Coming off Vagrant Story, which has a strong and tight little narrative of the like that is unsurprisingly mature for a video game, I was very excited about what this game could be. I did’t really want Matsuno to direct FF12, I wanted him and his creative team to make another cool thing of their own. But hey, why not give the guy lots of money and let him make a thing that he thinks is cool? I was on board with that.
I find final fantasy games to be interesting becuase, as it’s been said, they’re fun, dumb spectacle. But woah, here’s an opportunity for a Final Fantasy game to be something that might be truly competent and be about more substantive things and not a silly blender of pop.
the number one root mistake is that they didn’t let matsuno do exactly what he wanted, and that’s why Vagrant Story was so tight and cohesive. Matsuno is an auteur. i recall (but don’t have a link) to a comment matsuno had said himself that the project was design by democracy, and that wasn’t something he was used to. i can only imagine how this approach shaped the project even at it’s initial stages.

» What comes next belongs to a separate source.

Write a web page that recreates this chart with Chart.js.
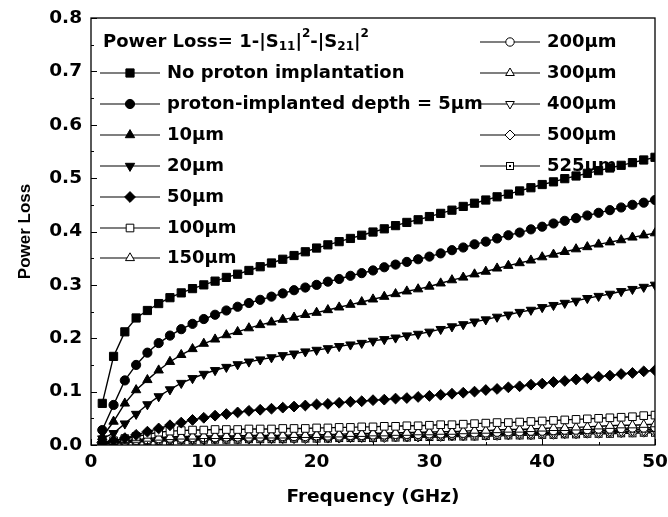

i think the game thematically explores really interesting stock, but the delivery and content left a lot to be desired.
You can feel matsuno’s influence strongest in the early hours, and that’s when I feel the game is at it’s best. there’s never another dungeon like barheim passage, where if certain enemies eat the electricity the lights go out and tough enemies appear (i wish they had made this dungeon much harder). The first area you go to has a dry and rainy season that completely changes your access to it and the kinds of enemies that appear in it. As the game goes on less and less of this thoughtful stuff happens and it just becomes a story about going from place to place. Dungeons become route, areas become static, the story becomes spaced too far apart. i kept playing because i liked the world and was happy to see more of it, plus making gambits/character building was fun and the bestiary is fantastic.
The judges are greatly misused. there is a particular one-off cutscene in the game that gives you a look at the politics between them, and this scene disappointed me because it was really good. why was i forced to spend most of this game behind the wheel of a dumb boy who was shoehorned into a narrative he had no place being in? the game expends a lot of narrative energy on simply justifying why vaan and penelo are still there periodically. after a while you get this feeling that the game is spending most of it’s time on the least interesting characters.
even with the core cast very little development or interaction happens between them, you don’t get the sense that they are growing closer as an unlikely band.
(nitpick: if vaan and penelo are street orphans, why do they have such freaking nice clothes? basch goes through three outfit changes in the first two hours, why can’t they have some trashy clothes and then get some nice ones when they set out on their journey or something?)
sorry this is all over the place but i spent too long writing it and i’m posting it now.